* _Aim_
Omit every picture, and retype the lines that run from the beginning of the data below through the line containing "ax = fig.add_axes([0.1451, 0.0894, 0.807, 0.690])", inclusive.
— start of Data lines —
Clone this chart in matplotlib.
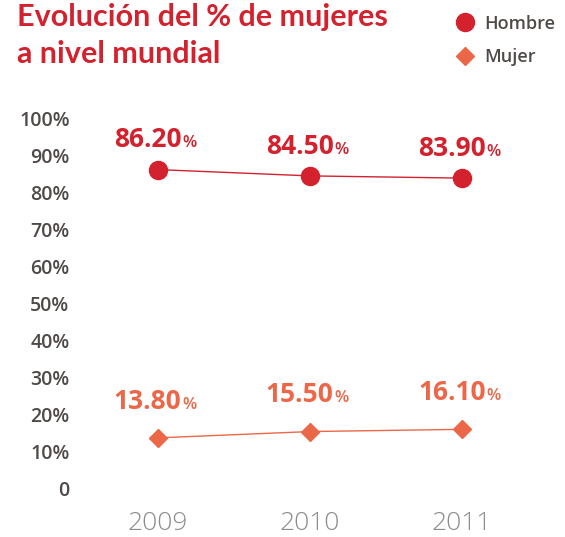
import matplotlib
matplotlib.use("Agg")
import matplotlib.pyplot as plt
from matplotlib.lines import Line2D

# --- data ---
years = ["2009", "2010", "2011"]
hombre = [86.20, 84.50, 83.90]
mujer = [13.80, 15.50, 16.10]
y_ticks = [0, 10, 20, 30, 40, 50, 60, 70, 80, 90, 100]
y_tick_labels = ["0"] + [f"{v}%" for v in y_ticks[1:]]

RED = "#d3212d"
ORANGE = "#ec6748"
DARK = "#4f4a48"
LIGHT = "#8c8c8c"

plt.rcParams["font.family"] = ["Open Sans", "DejaVu Sans"]

fig = plt.figure(figsize=(5.65, 5.37), dpi=100)
ax = fig.add_axes([0.1451, 0.0894, 0.807, 0.690])

x = list(range(len(years)))
ax.plot(x, hombre, color=RED, lw=1.0, marker="o", ms=13, zorder=3)
ax.plot(x, mujer, color=ORANGE, lw=1.0, marker="D", ms=9, zorder=3)


def value_label(xi, val, color, dy):
    # big number, then a smaller % sign right after it
    ax.annotate(f"{val:.2f}", (xi, val), xytext=(17, dy),
                textcoords="offset points", ha="right", va="baseline",
                fontsize=19, fontweight="bold", color=color)
    ax.annotate("%", (xi, val), xytext=(17.5, dy),
                textcoords="offset points", ha="left", va="baseline",
                fontsize=12, fontweight="semibold", color=color)


for xi, v in zip(x, hombre):
    value_label(xi, v, RED, 16)
for xi, v in zip(x, mujer):
    value_label(xi, v, ORANGE, 21)

ax.set_xlim(-0.5, 2.5)
ax.set_ylim(0, 100)
ax.set_xticks(x)
ax.set_xticklabels(years, fontsize=19, color=LIGHT, fontweight="light")
ax.set_yticks(y_ticks)
ax.set_yticklabels(y_tick_labels, fontsize=14, color=DARK, fontweight="semibold")
ax.tick_params(length=0, axis="y", pad=9)
ax.tick_params(length=0, axis="x", pad=16)
for s in ax.spines.values():
    s.set_visible(False)

fig.text(0.030, 0.9516, "Evolución del % de mujeres", color=RED,
         fontsize=22, fontweight="bold", family="Lato", ha="left", va="baseline")
fig.text(0.030, 0.8827, "a nivel mundial", color=RED,
         fontsize=22, fontweight="bold", family="Lato", ha="left", va="baseline")

handles = [
    Line2D([], [], color=RED, marker="o", ms=13, lw=0),
    Line2D([], [], color=ORANGE, marker="D", ms=9, lw=0),
]
fig.legend(handles, ["Hombre", "Mujer"], loc="upper left",
           bbox_to_anchor=(0.778, 1.003), frameon=False, handlelength=1.0,
           handletextpad=0.6, labelspacing=0.86,
           prop={"size": 13, "weight": "semibold"}, labelcolor=DARK)

fig.savefig("out.png", dpi=100)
— end of Data lines —
* _Expected output_
Clone this chart in matplotlib.
import matplotlib
matplotlib.use("Agg")
import matplotlib.pyplot as plt
from matplotlib.lines import Line2D

# --- data ---
years = ["2009", "2010", "2011"]
hombre = [86.20, 84.50, 83.90]
mujer = [13.80, 15.50, 16.10]
y_ticks = [0, 10, 20, 30, 40, 50, 60, 70, 80, 90, 100]
y_tick_labels = ["0"] + [f"{v}%" for v in y_ticks[1:]]

RED = "#d3212d"
ORANGE = "#ec6748"
DARK = "#4f4a48"
LIGHT = "#8c8c8c"

plt.rcParams["font.family"] = ["Open Sans", "DejaVu Sans"]

fig = plt.figure(figsize=(5.65, 5.37), dpi=100)
ax = fig.add_axes([0.1451, 0.0894, 0.807, 0.690])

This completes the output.